Thursday, January 19, 2012

Cocktail Wednesdays: Buck and Breck

Buck and Breck

This week, you get two cocktail posts, because we tried one on my birthday on Tuesday as well as last night. I popped a bottle of sparkling wine to make a French sauce for dinner, and we've been making cocktails with the rest. I say sparkling wine rather than champagne because it is actually cava, which is from Spain. Scott prefers this to the champagnes he has tried, though it does make me wonder what he has tried. It may be that you can get better cava for the price of not so good champagne since it doesn't have the prestige name. At any rate, I do enjoy the cava.
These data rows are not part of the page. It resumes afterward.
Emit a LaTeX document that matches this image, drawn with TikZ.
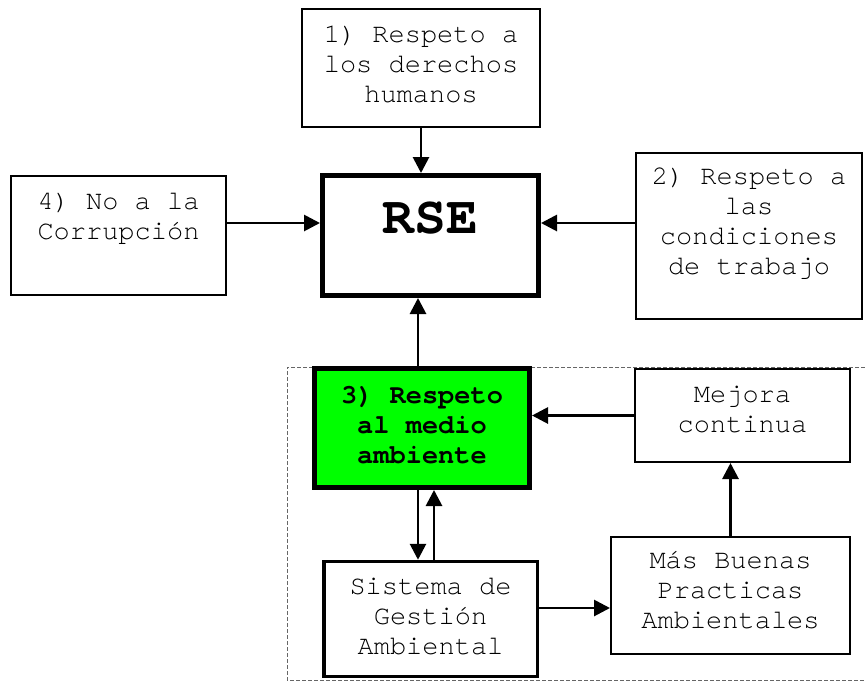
\documentclass[tikz,border=0pt]{standalone}
\usepackage{fontspec}
\setmonofont{texgyrecursor}[Extension=.otf, UprightFont=*-regular, BoldFont=*-bold]
\usetikzlibrary{arrows.meta,positioning}

\definecolor{verde}{RGB}{0,255,0}
\tikzset{
  box/.style={draw, rectangle, line width=1.6pt, inner sep=0pt},
  thickbox/.style={box, line width=5pt},
  txt/.style={align=center, inner sep=0pt, font=\fontsize{27}{30}\selectfont\ttfamily},
  txtb/.style={txt, font=\fontsize{27}{30}\selectfont\ttfamily\bfseries},
}

\begin{document}
\begin{tikzpicture}[x=1pt, y=-1pt, >={Triangle[length=16pt,width=16pt]}]
\useasboundingbox (0,0) rectangle (865,681);
% marco punteado
\draw[black!60, line width=1pt, dash pattern=on 4pt off 2pt] (865,367) -| (287,680) -- (865,680);

\node[box, minimum width=238.4pt, minimum height=118.4pt] (dh) at (421,68) {};
\node[thickbox, minimum width=216pt, minimum height=120pt] (rse) at (430.5,235.5) {};
\node[box, minimum width=215.4pt, minimum height=119.4pt] (corr) at (118.5,235.5) {};
\node[box, minimum width=226.4pt, minimum height=166.4pt] (trab) at (749,236) {};
\node[thickbox, fill=verde, minimum width=215pt, minimum height=119pt] (amb) at (422,428) {};
\node[box, minimum width=215.4pt, minimum height=93.4pt] (mej) at (742.5,415.5) {};
\node[box, line width=3.5pt, minimum width=213.5pt, minimum height=115pt] (sga) at (430.5,619) {};
\node[box, minimum width=239.4pt, minimum height=117.4pt] (bpa) at (730.5,595.5) {};

\node[txt, below=13pt of dh.north] (dhtxt) {\strut 1) Respeto a\\los derechos\\humanos};
\node[anchor=base, inner sep=0pt, font=\fontsize{53}{60}\selectfont\ttfamily\bfseries] (rsetxt) at ([yshift=-60pt]rse.north) {RSE};
\node[txt, below=13pt of corr.north] (corrtxt) {\strut 4) No a la\\Corrupción};
\node[txt, below=11pt of trab.north] (trabtxt) {\strut 2) Respeto a\\las\\condiciones\\de trabajo};
\node[txtb, below=16pt of amb.north] (ambtxt) {\strut 3) Respeto\\al medio\\ambiente};
\node[txt, below=13pt of mej.north] (mejtxt) {\strut Mejora\\continua};
\node[txt, below=14pt of sga.north] (sgatxt) {\strut Sistema de\\Gestión\\Ambiental};
\node[txt, below=11pt of bpa.north] (bpatxt) {\strut Más Buenas\\Practicas\\Ambientales};

\coordinate (mid) at (0,223);
\path[->, line width=2.8pt]
(dh.south) edge (dh.south |- rse.north)
(corr.east |- mid) edge (rse.west |- mid)
(trab.west |- mid) edge (rse.east |- mid)
([xshift=-4pt]amb.north) edge ([xshift=-4pt]amb.north |- rse.south)
(mej.west) edge (mej.west -| amb.east)
([xshift=-4pt]amb.south) edge ([xshift=-4pt]amb.south |- sga.north)
([xshift=12pt]amb.south |- sga.north) edge ([xshift=12pt]amb.south)
([yshift=11pt]sga.east) edge ([yshift=11pt]sga.east -| bpa.west)
(bpa.north) edge (bpa.north |- mej.south);
\end{tikzpicture}
\end{document}
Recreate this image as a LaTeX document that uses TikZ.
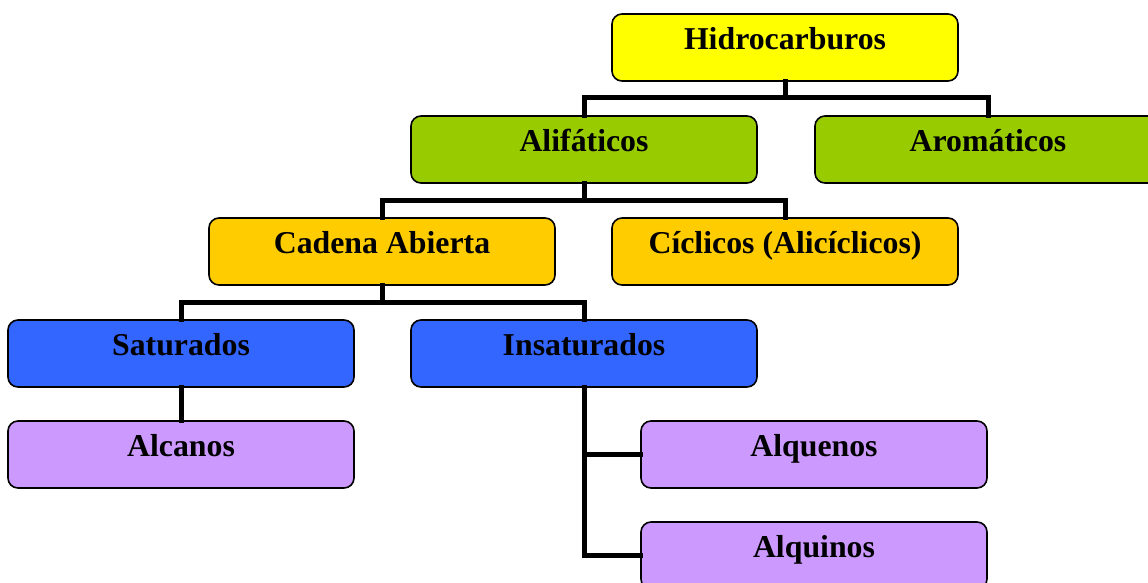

Tuesday's drink was the Buck and Breck, which is another cocktail using absinthe. It dates all the way back to the 1860's and 1870's in California.  Apparently, the name is derived from an epithet for President Buchanan and his V.P. John C. Breckinridge.  During Buchanan's term, his party split, with the southern wing backing Breckinridge for the next election and, most importantly, the country was led to the brink  of the Civil War.  In fact, his negotiations with South Carolina led directly to Fort Sumter in particular becoming a flash point, and later the location of the first shots of the war.  What the Californians thought of him at the time may have been a little different from the opinions of their countrymen to the east.  What is certain is that this drink combines manly flavors such as bitters with fancier and more delicate champagne in a way that could probably only arise from the gold rush.

Buck and Breck

1.5 oz cognac
2 dashes Angostura Bitters
1 dash Absinthe
lemon juice

Swirl strained lemon juice in a champagne flute to coat inside of glass and discard excess.
Fill flute with superfine sugar, coating inside to make glass appear frosted.  Discard excess sugar.
Fill glass with Cognac, Bitters, and Absinthe.
Top with cold Champagne.
(Optional) Give drink a quick stir.

The verdict: First, I would say that I think I would recommend stirring the drink.  The contrasting flavors in each sip at first as it mixed itself while I drink were interesting, but not terribly tasty or balanced.  Also, frosting the entire glass with sugar led to an explosion of bubbles in the sparkling wine, and an overflowing glass in moments.  One apparently traditional solution is to just frost the rim, but I don't know if that would give enough sweet to counter balance the bitters and the absinthe.  The main flavors are the bitters, absinthe and champagne, but I think that because the cognac is made with the same kind of grapes, the flavor blends rather seamlessly into the champagne.  Once the drink was blended, it was nicely balanced.